The request: Print the listing in its entirety and exactly, leaving out images.

Recorded data:
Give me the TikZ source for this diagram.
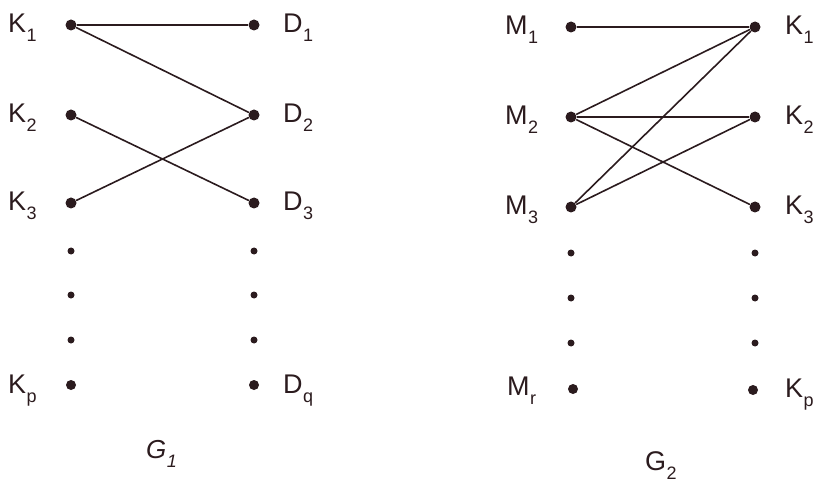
\documentclass[tikz,border=0pt]{standalone}
\usepackage{fontspec}
\setmainfont{Liberation Sans}
\definecolor{ink}{HTML}{2B1B1E}
\newcommand\lsub[1]{\kern0.5pt\raisebox{-9pt}{\fontsize{18}{18}\selectfont #1}}
\begin{document}
\begin{tikzpicture}[x=1pt,y=-1pt,
 vtx/.style={circle,fill=ink,inner sep=0pt,minimum size=11pt},
 ell/.style={circle,fill=ink,inner sep=0pt,minimum size=7pt},
 lbl/.style={anchor=base west,inner sep=0pt,text=ink,font=\fontsize{27}{32}\selectfont},
 glbl/.style={lbl,font=\itshape\fontsize{26}{30}\selectfont},
 edge/.style={draw=ink,line width=1.6pt}]
\useasboundingbox (0,0) rectangle (813,486);
% left graph
\node[vtx] (k1) at (71,25) {};
\node[vtx] (k2) at (71,115) {};
\node[vtx] (k3) at (71,203) {};
\node[ell] (ka) at (71,251) {};
\node[ell] (kb) at (71,295) {};
\node[ell] (kc) at (71,340) {};
\node[vtx,minimum size=10pt] (kp) at (71,385) {};
\node[vtx] (d1) at (254,25) {};
\node[vtx] (d2) at (254,115) {};
\node[vtx] (d3) at (254,203) {};
\node[ell] (da) at (254,251) {};
\node[ell] (db) at (254,295) {};
\node[ell] (dc) at (254,340) {};
\node[vtx,minimum size=10pt] (dq) at (254,385) {};
\node[lbl] (lk1) at (8,33) {K\lsub{1}};
\node[lbl] (lk2) at (8,123) {K\lsub{2}};
\node[lbl] (lk3) at (8,211) {K\lsub{3}};
\node[lbl] (lkp) at (8,393) {K\lsub{p}};
\node[lbl] (ld1) at (283,33) {D\lsub{1}};
\node[lbl] (ld2) at (283,123) {D\lsub{2}};
\node[lbl] (ld3) at (283,211) {D\lsub{3}};
\node[lbl] (ldq) at (283,393) {D\lsub{q}};
\node[glbl] (g1) at (146,458) {G\lsub{1}};
\draw[edge] (k1) -- (d1);
\draw[edge] (k1) -- (d2);
\draw[edge] (k2) -- (d3);
\draw[edge] (k3) -- (d2);
% right graph
\node[vtx] (m1) at (571,27) {};
\node[vtx] (m2) at (571,117) {};
\node[vtx] (m3) at (571,207) {};
\node[ell] (ma) at (571,253) {};
\node[ell] (mb) at (571,298) {};
\node[ell] (mc) at (571,343) {};
\node[vtx,minimum size=10pt] (mr) at (573,389) {};
\node[vtx] (r1) at (755,27) {};
\node[vtx] (r2) at (755,117) {};
\node[vtx] (r3) at (755,207) {};
\node[ell] (ra) at (755,253) {};
\node[ell] (rb) at (755,298) {};
\node[ell] (rc) at (755,343) {};
\node[vtx,minimum size=10pt] (rp) at (753,390) {};
\node[lbl] (lm1) at (505,35) {M\lsub{1}};
\node[lbl] (lm2) at (505,125) {M\lsub{2}};
\node[lbl] (lm3) at (505,215) {M\lsub{3}};
\node[lbl] (lmr) at (507,395) {M\lsub{r}};
\node[lbl] (lr1) at (785,35) {K\lsub{1}};
\node[lbl] (lr2) at (785,125) {K\lsub{2}};
\node[lbl] (lr3) at (785,215) {K\lsub{3}};
\node[lbl] (lrp) at (785,397) {K\lsub{p}};
\node[lbl] (g2) at (645,470) {G\lsub{2}};
\draw[edge] (m1) -- (r1);
\draw[edge] (m2) -- (r1);
\draw[edge] (m2) -- (r2);
\draw[edge] (m2) -- (r3);
\draw[edge] (m3) -- (r1);
\draw[edge] (m3) -- (r2);
\end{tikzpicture}
\end{document}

Result for this exercise:
Give me the TikZ source for this diagram.
\documentclass[tikz,border=0pt]{standalone}
\usepackage{fontspec}
\setmainfont{Liberation Sans}
\definecolor{ink}{HTML}{2B1B1E}
\newcommand\lsub[1]{\kern0.5pt\raisebox{-9pt}{\fontsize{18}{18}\selectfont #1}}
\begin{document}
\begin{tikzpicture}[x=1pt,y=-1pt,
 vtx/.style={circle,fill=ink,inner sep=0pt,minimum size=11pt},
 ell/.style={circle,fill=ink,inner sep=0pt,minimum size=7pt},
 lbl/.style={anchor=base west,inner sep=0pt,text=ink,font=\fontsize{27}{32}\selectfont},
 glbl/.style={lbl,font=\itshape\fontsize{26}{30}\selectfont},
 edge/.style={draw=ink,line width=1.6pt}]
\useasboundingbox (0,0) rectangle (813,486);
% left graph
\node[vtx] (k1) at (71,25) {};
\node[vtx] (k2) at (71,115) {};
\node[vtx] (k3) at (71,203) {};
\node[ell] (ka) at (71,251) {};
\node[ell] (kb) at (71,295) {};
\node[ell] (kc) at (71,340) {};
\node[vtx,minimum size=10pt] (kp) at (71,385) {};
\node[vtx] (d1) at (254,25) {};
\node[vtx] (d2) at (254,115) {};
\node[vtx] (d3) at (254,203) {};
\node[ell] (da) at (254,251) {};
\node[ell] (db) at (254,295) {};
\node[ell] (dc) at (254,340) {};
\node[vtx,minimum size=10pt] (dq) at (254,385) {};
\node[lbl] (lk1) at (8,33) {K\lsub{1}};
\node[lbl] (lk2) at (8,123) {K\lsub{2}};
\node[lbl] (lk3) at (8,211) {K\lsub{3}};
\node[lbl] (lkp) at (8,393) {K\lsub{p}};
\node[lbl] (ld1) at (283,33) {D\lsub{1}};
\node[lbl] (ld2) at (283,123) {D\lsub{2}};
\node[lbl] (ld3) at (283,211) {D\lsub{3}};
\node[lbl] (ldq) at (283,393) {D\lsub{q}};
\node[glbl] (g1) at (146,458) {G\lsub{1}};
\draw[edge] (k1) -- (d1);
\draw[edge] (k1) -- (d2);
\draw[edge] (k2) -- (d3);
\draw[edge] (k3) -- (d2);
% right graph
\node[vtx] (m1) at (571,27) {};
\node[vtx] (m2) at (571,117) {};
\node[vtx] (m3) at (571,207) {};
\node[ell] (ma) at (571,253) {};
\node[ell] (mb) at (571,298) {};
\node[ell] (mc) at (571,343) {};
\node[vtx,minimum size=10pt] (mr) at (573,389) {};
\node[vtx] (r1) at (755,27) {};
\node[vtx] (r2) at (755,117) {};
\node[vtx] (r3) at (755,207) {};
\node[ell] (ra) at (755,253) {};
\node[ell] (rb) at (755,298) {};
\node[ell] (rc) at (755,343) {};
\node[vtx,minimum size=10pt] (rp) at (753,390) {};
\node[lbl] (lm1) at (505,35) {M\lsub{1}};
\node[lbl] (lm2) at (505,125) {M\lsub{2}};
\node[lbl] (lm3) at (505,215) {M\lsub{3}};
\node[lbl] (lmr) at (507,395) {M\lsub{r}};
\node[lbl] (lr1) at (785,35) {K\lsub{1}};
\node[lbl] (lr2) at (785,125) {K\lsub{2}};
\node[lbl] (lr3) at (785,215) {K\lsub{3}};
\node[lbl] (lrp) at (785,397) {K\lsub{p}};
\node[lbl] (g2) at (645,470) {G\lsub{2}};
\draw[edge] (m1) -- (r1);
\draw[edge] (m2) -- (r1);
\draw[edge] (m2) -- (r2);
\draw[edge] (m2) -- (r3);
\draw[edge] (m3) -- (r1);
\draw[edge] (m3) -- (r2);
\end{tikzpicture}
\end{document}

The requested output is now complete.